Accommodation: The Caprivi has a well-developed lodge network ranging from luxury safari camps (Nambwa Tented Lodge on a private island, Susuwe Island Lodge) to mid-range riverside camps and basic restcamps in the national parks. The NamibiaWildlife Resorts camps at Popa Falls and Mahango are budget-friendly. All accommodation should be booked in advance for July–September.
🌱 Conservation
Community conservancies in the Caprivi — established under Namibia's innovative 1996 communal conservancy legislation — have been effective in reducing poaching by giving communities economic stakes in wildlife protection.

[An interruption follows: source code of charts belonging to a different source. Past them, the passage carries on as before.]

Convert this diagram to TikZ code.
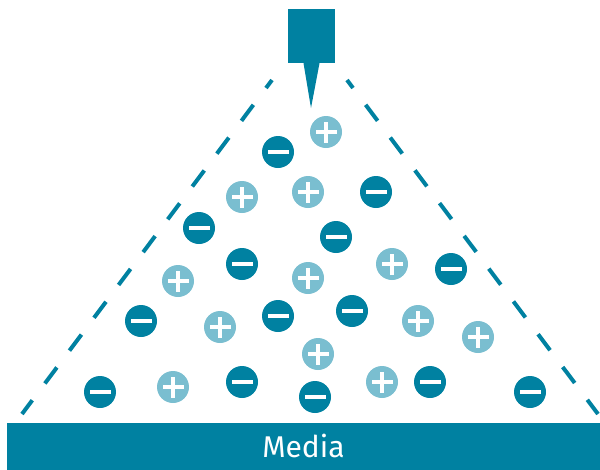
\documentclass[tikz,border=0pt]{standalone}
\usepackage{fontspec}
\setmainfont{Fira Sans}
\usetikzlibrary{positioning, calc}

\definecolor{tealdark}{RGB}{0,129,161}
\definecolor{teallight}{RGB}{122,190,208}

\begin{document}
\begin{tikzpicture}[
    x=1pt, y=-1pt,
    charge/.style={circle, inner sep=0pt, minimum size=32pt},
    negcharge/.style={charge, fill=tealdark, path picture={
        \fill[white] ($(path picture bounding box.center)+(-10.5pt,-2.2pt)$) rectangle ++(21pt,4.4pt);}},
    poscharge/.style={charge, fill=teallight, path picture={
        \fill[white] ($(path picture bounding box.center)+(-10.5pt,-2.2pt)$) rectangle ++(21pt,4.4pt);
        \fill[white] ($(path picture bounding box.center)+(-2.2pt,-10.5pt)$) rectangle ++(4.4pt,21pt);}},
    spray/.style={draw=tealdark, line width=4pt, dash pattern=on 20pt off 21pt, dash phase=10pt},
    media/.style={fill=tealdark, text=white, minimum width=593pt, minimum height=47pt, inner sep=0pt,
        font=\fontsize{30}{34}\selectfont}
]
    \useasboundingbox (0,0) rectangle (600,469);

    % Nozzle
    \node[fill=tealdark, minimum width=47pt, minimum height=54pt, inner sep=0pt] (nozzle) at (311.5,36) {};
    \coordinate (tip) at (311,108);
    \fill[tealdark] ($(nozzle.south)+(-8pt,0)$) -- ($(nozzle.south)+(8pt,0)$) -- (tip) -- cycle;

    % Spray cone
    \coordinate (lefttop) at (272,80);
    \coordinate (leftbot) at (22,414);
    \coordinate (righttop) at (347,80);
    \coordinate (rightbot) at (598,414);
    \draw[spray] (lefttop) -- (leftbot);
    \draw[spray] (righttop) -- (rightbot);

    % Media
    \node[media] (media) at (303.5,446) {Media};

    % Charges
    \node[poscharge] (p1) at (326,132) {};
    \node[negcharge] (n1) at (278,152) {};
    \node[poscharge] (p2) at (242,197) {};
    \node[poscharge] (p3) at (308,192) {};
    \node[negcharge] (n2) at (376,192) {};
    \node[negcharge] (n3) at (199,228) {};
    \node[negcharge] (n4) at (336,237) {};
    \node[negcharge] (n5) at (242,264) {};
    \node[poscharge] (p4) at (178,281) {};
    \node[poscharge] (p5) at (308,278) {};
    \node[poscharge] (p6) at (392,264) {};
    \node[negcharge] (n6) at (451,269) {};
    \node[negcharge] (n7) at (141,321) {};
    \node[poscharge] (p7) at (220,327) {};
    \node[negcharge] (n8) at (278,316) {};
    \node[negcharge] (n9) at (352,311) {};
    \node[poscharge] (p8) at (418,321) {};
    \node[poscharge] (p9) at (478,337) {};
    \node[poscharge] (p10) at (318,354) {};
    \node[negcharge] (n10) at (100,392) {};
    \node[poscharge] (p11) at (173,387) {};
    \node[negcharge] (n11) at (242,382) {};
    \node[negcharge] (n12) at (315,397) {};
    \node[poscharge] (p12) at (382,382) {};
    \node[negcharge] (n13) at (430,382) {};
    \node[negcharge] (n14) at (530,392) {};

\end{tikzpicture}
\end{document}
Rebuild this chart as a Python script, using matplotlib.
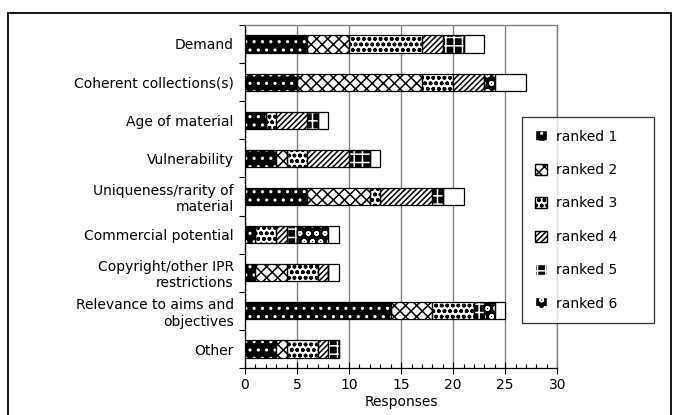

The IRDNC (Integrated Rural Development and Nature Conservation) has supported conservancy development across the Caprivi for 30 years, documenting wildlife recovery following the end of the Border War. Elephant populations have increased significantly since the 1990s — with the associated challenge of human-elephant conflict as the expanding herds increasingly raid crops and raid cattle posts in the farming zones between protected areas.